Could anyone hazard a guess as to approx. date of manf?








 

Dec 6, 2023 - 5:36 AM

8085 posts since 9/21/2007

Someone on Facebook wrote that these 5 on the peghead with tunneled 5th and regular banjo bodies were "Plectrum 5 strings" (regular 5 string banjos intended to be played with a pick).

Based on articles in the BMG, the British were more receptive to wire strings, particularly for the first string due to "climate" as well as war caused shortages that normalized them.

Since I have limited data on many makes of British banjos, I cannot support the "Plectrum 5 string" explanation but it seems reasonable, after all, Gibson did the same thing (their 5 string banjos were plectrums with an octave string).

Dec 6, 2023 - 7:26:21 AM

2014 posts since 1/13/2012

quote:
Originally posted by Joel Hooks


Since I have limited data on many makes of British banjos, I cannot support the "Plectrum 5 string" explanation but it seems reasonable, after all, Gibson did the same thing (their 5 string banjos were plectrums with an octave string).


Did Gibson market their banjos that way? 

Dec 6, 2023 - 8:15:31 AM

8085 posts since 9/21/2007

quote:
Originally posted by Andy FitzGibbon
quote:
Originally posted by Joel Hooks


Since I have limited data on many makes of British banjos, I cannot support the "Plectrum 5 string" explanation but it seems reasonable, after all, Gibson did the same thing (their 5 string banjos were plectrums with an octave string).

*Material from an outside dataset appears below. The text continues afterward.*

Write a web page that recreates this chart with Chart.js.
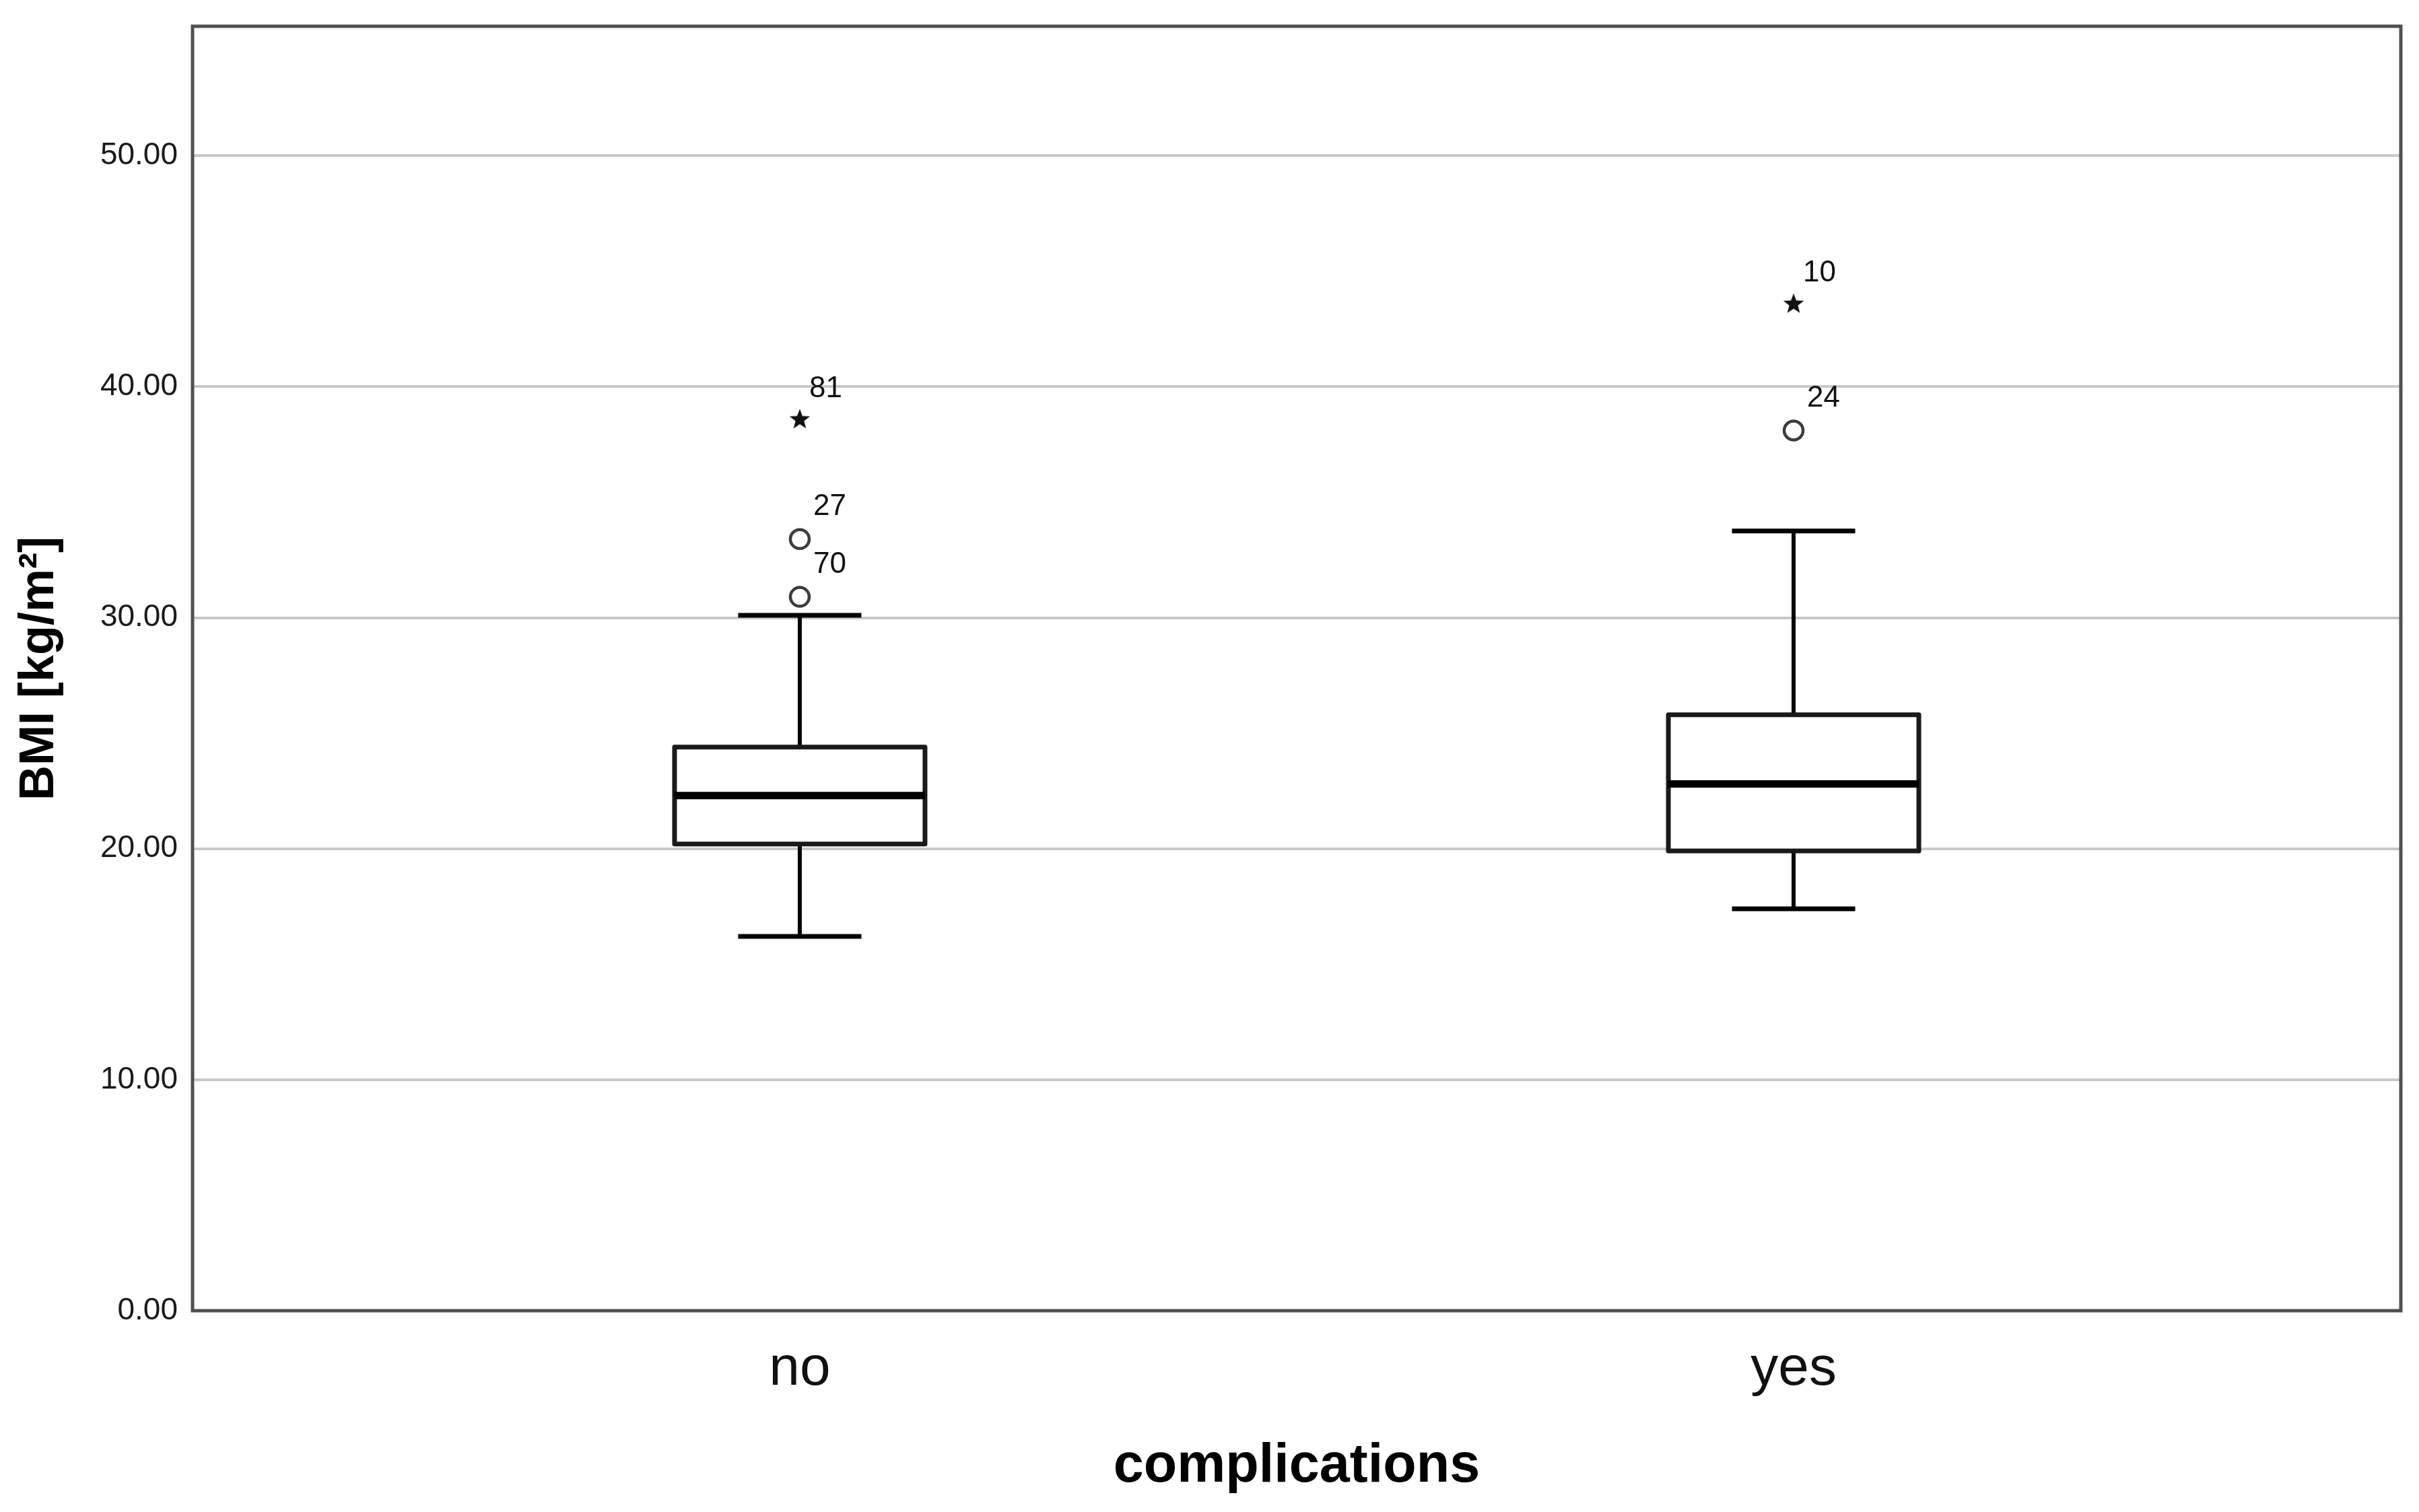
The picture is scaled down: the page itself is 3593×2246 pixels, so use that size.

Did Gibson market their banjos that way? 


Not that I know of, but they did make clear that their focus was on plectrum played instruments. Early catalogs ask that buyers stipulate if gut or wire will be used on guitars.  This was not (that I know of) done with their regular banjo listings even though the magazines they advertised in still supported gut strung fingerstyle banjo.

The catalogs mention that they may be played with fingers or thimbles (Hawiian guitar picks).  We know they were wire strung and at least one catalog says that "banjos" use a 5/8" bridge.  I am no Gibson expert, but it seems to me that they made plectrum banjo but offered regular banjos (plectrums with octave 5th strings).

One of the examples of a fingerstyle banjo they made for Alex Magee was very different from their stock styles having a 12" rim and cutaway on the resonator (which strangely, Alex wrote that he played this banjo without the resonator).  Burton Gedney played a RB fingerstyle using a Hartnett tone bar (interestingly, Gedney was taught banjo by Frank Converse).  Gedney also endorsed their plectrum banjos. 

Dec 6, 2023 - 8:55:50 AM

2014 posts since 1/13/2012

That makes sense, as they got into the banjo market right as regular banjos were declining in popularity. Even though their shop foreman had a long history in the manufacture of regular banjos, Gibson's first offering was a tenor.

The taller bridge is a physical necessessity on most of Gibson's early '20s instruments, as the bulk of them had an elevated extension fingerboard. Their neck angles are about the same as other banjos of the period.

Dec 6, 2023 - 12:33:04 PM

banjonz

New Zealand

11952 posts since 6/29/2003

quote:
Originally posted by Joel Hooks

Someone on Facebook wrote that these 5 on the peghead with tunneled 5th and regular banjo bodies were "Plectrum 5 strings" (regular 5 string banjos intended to be played with a pick).

Based on articles in the BMG, the British were more receptive to wire strings, particularly for the first string due to "climate" as well as war caused shortages that normalized them.

Since I have limited data on many makes of British banjos, I cannot support the "Plectrum 5 string" explanation but it seems reasonable, after all, Gibson did the same thing (their 5 string banjos were plectrums with an octave string).


You may be correct about them being played plectrum. This came to me with a crude tin plectrum/pick holder attached to the tension band with what looked like very thick (3mm) bone picks.